» Data lines
============

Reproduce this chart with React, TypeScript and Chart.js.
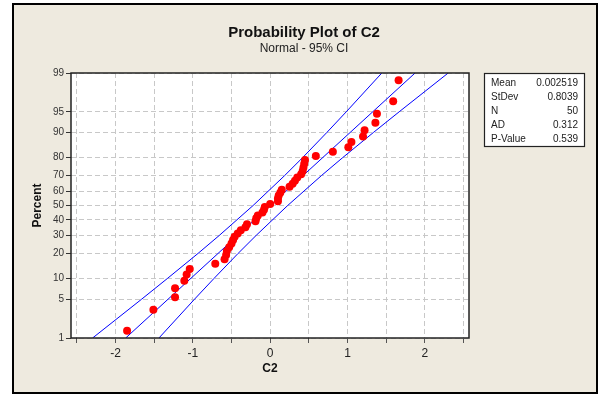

============

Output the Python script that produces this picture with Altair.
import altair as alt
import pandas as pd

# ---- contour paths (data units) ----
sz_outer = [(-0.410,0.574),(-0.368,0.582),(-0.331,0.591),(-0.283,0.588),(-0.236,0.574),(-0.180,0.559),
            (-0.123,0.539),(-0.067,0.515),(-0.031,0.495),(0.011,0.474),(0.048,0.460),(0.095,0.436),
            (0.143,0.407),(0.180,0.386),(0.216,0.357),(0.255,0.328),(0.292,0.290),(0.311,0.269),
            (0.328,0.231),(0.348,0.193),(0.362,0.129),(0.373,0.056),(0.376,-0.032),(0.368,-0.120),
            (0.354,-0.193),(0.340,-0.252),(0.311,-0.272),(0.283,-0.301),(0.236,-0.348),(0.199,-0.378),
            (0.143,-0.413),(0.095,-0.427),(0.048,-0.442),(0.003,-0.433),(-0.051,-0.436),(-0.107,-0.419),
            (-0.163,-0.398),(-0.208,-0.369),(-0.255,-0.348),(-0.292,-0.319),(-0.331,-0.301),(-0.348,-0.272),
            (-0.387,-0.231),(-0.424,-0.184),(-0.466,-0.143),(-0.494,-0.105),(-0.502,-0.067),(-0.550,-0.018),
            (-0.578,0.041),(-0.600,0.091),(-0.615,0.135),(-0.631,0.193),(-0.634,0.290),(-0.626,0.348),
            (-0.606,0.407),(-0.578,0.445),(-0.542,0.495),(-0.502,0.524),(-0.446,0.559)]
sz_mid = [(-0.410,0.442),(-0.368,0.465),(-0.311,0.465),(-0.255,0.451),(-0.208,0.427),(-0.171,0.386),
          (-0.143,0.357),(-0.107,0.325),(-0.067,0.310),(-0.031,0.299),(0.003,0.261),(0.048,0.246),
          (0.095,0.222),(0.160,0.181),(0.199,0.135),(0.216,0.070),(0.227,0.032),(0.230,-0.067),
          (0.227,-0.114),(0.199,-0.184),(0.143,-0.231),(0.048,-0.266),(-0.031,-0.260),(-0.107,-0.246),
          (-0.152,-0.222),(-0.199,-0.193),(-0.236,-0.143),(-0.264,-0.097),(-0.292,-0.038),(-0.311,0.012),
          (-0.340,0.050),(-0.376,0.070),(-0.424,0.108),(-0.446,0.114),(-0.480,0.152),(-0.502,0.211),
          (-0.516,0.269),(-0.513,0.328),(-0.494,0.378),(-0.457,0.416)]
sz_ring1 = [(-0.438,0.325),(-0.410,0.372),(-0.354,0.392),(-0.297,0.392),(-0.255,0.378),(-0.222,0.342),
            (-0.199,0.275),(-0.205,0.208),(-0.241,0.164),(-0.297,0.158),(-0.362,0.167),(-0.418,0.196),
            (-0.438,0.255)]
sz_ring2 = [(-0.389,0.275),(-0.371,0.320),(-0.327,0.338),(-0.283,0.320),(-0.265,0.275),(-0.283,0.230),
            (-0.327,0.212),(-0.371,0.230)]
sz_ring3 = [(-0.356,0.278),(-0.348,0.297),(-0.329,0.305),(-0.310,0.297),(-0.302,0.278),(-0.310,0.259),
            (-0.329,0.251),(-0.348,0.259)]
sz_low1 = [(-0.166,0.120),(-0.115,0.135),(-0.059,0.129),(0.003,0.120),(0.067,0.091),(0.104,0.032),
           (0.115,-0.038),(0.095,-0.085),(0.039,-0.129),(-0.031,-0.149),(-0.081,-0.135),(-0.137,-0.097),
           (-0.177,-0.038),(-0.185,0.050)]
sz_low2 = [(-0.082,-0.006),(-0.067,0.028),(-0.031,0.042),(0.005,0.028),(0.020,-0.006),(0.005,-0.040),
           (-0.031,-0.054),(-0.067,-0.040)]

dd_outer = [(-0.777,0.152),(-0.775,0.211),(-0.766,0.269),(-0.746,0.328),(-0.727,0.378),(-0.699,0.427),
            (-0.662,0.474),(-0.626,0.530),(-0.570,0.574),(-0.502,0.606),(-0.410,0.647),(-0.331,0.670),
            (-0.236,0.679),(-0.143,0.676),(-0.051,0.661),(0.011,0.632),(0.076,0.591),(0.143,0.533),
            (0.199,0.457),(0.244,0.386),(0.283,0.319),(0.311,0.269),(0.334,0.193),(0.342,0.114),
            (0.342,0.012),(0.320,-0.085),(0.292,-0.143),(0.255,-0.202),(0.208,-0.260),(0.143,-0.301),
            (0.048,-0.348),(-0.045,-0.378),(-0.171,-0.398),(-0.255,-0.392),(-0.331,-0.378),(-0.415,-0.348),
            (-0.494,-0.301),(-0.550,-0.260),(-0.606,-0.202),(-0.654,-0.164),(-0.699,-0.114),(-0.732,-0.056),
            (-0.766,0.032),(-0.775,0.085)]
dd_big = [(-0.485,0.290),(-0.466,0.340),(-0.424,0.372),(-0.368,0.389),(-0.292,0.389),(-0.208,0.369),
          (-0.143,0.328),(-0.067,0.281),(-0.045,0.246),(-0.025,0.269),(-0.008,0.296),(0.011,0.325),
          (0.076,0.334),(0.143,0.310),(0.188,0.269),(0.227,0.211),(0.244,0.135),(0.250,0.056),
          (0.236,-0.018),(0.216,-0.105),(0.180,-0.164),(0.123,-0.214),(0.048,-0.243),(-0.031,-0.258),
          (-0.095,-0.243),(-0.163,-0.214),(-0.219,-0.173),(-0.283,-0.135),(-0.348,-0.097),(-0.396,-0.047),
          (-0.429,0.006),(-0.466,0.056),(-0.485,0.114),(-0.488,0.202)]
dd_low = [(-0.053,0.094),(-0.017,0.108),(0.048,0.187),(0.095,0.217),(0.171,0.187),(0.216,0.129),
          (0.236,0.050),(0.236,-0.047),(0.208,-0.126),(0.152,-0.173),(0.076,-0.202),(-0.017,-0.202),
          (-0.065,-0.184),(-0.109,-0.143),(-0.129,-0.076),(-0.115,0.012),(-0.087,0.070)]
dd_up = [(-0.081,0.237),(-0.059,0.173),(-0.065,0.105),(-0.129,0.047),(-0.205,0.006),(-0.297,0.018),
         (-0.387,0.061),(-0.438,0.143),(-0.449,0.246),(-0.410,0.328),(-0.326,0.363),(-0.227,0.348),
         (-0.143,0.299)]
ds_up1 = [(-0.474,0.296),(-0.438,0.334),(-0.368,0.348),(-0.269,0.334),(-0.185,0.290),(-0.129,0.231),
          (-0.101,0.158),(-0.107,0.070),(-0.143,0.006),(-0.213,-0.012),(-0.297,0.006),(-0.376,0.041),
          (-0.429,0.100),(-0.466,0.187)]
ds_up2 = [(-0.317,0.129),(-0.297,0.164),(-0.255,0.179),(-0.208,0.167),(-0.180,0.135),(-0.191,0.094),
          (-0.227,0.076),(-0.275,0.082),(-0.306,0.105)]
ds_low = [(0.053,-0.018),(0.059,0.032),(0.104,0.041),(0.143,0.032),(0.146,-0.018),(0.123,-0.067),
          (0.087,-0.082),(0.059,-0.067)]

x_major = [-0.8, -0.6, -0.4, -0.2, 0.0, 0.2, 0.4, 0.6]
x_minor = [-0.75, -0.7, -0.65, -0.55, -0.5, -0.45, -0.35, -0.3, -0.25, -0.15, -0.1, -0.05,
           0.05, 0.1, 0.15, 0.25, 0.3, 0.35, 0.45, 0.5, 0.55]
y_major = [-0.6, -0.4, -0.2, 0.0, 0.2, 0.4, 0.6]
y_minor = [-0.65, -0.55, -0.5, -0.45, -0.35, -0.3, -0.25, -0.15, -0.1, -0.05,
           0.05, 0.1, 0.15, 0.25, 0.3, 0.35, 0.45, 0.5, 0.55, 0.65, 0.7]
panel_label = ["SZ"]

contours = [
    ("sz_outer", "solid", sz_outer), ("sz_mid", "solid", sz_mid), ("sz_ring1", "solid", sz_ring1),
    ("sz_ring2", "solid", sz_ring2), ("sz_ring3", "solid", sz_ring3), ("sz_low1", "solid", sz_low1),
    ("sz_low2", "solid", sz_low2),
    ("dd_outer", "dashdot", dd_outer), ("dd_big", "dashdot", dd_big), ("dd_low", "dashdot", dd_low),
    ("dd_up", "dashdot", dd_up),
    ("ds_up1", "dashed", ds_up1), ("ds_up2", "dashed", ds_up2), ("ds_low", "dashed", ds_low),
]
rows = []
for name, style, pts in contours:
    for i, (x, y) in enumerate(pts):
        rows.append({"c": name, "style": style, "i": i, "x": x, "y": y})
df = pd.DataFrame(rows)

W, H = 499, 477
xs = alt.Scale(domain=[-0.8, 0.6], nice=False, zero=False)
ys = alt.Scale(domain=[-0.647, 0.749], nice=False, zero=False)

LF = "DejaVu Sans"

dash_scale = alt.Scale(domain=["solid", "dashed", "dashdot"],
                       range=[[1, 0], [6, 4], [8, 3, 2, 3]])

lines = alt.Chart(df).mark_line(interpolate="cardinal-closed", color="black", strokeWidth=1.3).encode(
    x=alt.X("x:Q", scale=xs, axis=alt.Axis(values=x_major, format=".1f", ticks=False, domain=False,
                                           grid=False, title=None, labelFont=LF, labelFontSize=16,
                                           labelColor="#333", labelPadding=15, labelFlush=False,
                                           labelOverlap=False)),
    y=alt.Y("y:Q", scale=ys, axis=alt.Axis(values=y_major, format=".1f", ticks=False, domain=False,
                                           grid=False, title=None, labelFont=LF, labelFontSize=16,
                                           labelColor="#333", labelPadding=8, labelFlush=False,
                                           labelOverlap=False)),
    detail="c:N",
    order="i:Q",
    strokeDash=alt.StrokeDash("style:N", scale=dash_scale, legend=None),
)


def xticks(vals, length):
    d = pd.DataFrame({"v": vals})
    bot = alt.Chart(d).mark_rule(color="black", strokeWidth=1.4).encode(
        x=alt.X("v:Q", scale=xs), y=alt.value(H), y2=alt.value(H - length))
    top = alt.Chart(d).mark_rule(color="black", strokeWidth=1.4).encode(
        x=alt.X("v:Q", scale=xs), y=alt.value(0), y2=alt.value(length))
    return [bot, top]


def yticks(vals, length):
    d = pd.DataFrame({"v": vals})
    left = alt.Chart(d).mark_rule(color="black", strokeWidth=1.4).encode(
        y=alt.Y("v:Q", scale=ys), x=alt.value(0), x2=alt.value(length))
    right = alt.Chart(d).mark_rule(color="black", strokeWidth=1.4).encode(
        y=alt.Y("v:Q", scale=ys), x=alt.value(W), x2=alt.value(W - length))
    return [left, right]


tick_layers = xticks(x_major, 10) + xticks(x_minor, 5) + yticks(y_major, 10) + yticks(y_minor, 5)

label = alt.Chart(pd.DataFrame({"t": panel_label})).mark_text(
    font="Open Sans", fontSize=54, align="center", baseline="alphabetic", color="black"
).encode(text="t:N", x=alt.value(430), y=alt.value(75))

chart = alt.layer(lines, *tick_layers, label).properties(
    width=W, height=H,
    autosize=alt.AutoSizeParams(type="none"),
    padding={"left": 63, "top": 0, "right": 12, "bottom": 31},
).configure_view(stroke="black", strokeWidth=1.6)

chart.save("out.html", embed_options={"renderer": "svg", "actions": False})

============

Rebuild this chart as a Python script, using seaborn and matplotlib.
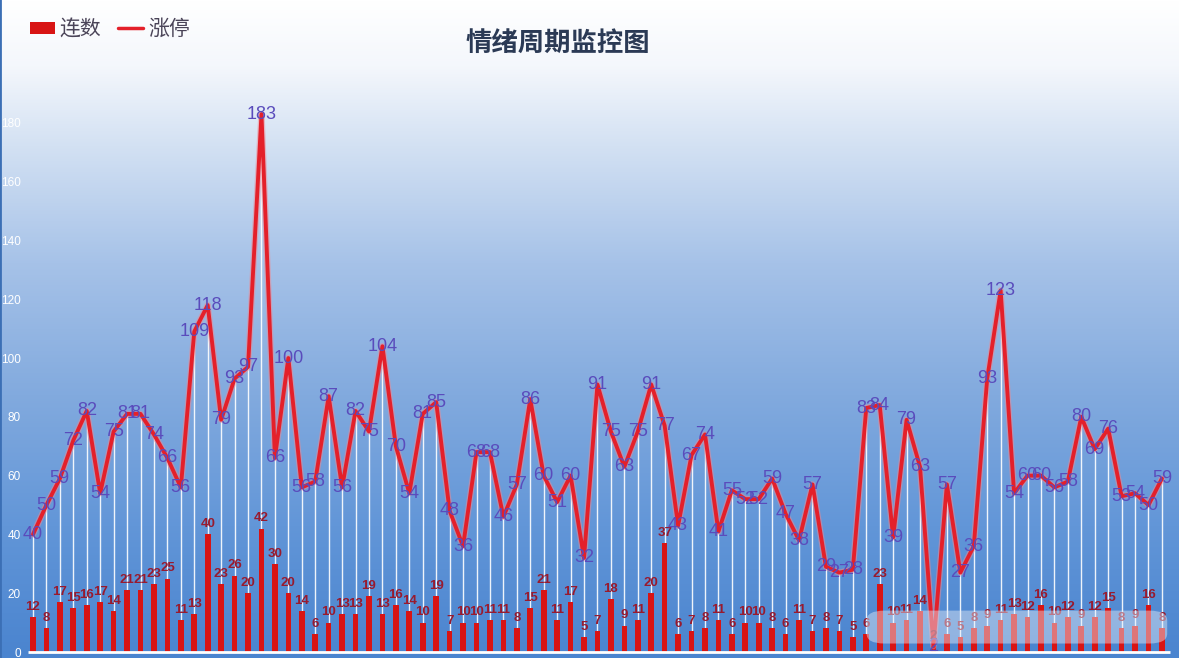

============

» Goal
Extract exactly and only the span of lines that begins at the line containing "Output the Python" and ends at the line containing "import pandas as pd".

» Solution for this problem
Output the Python script that produces this picture with Altair.
import altair as alt
import pandas as pd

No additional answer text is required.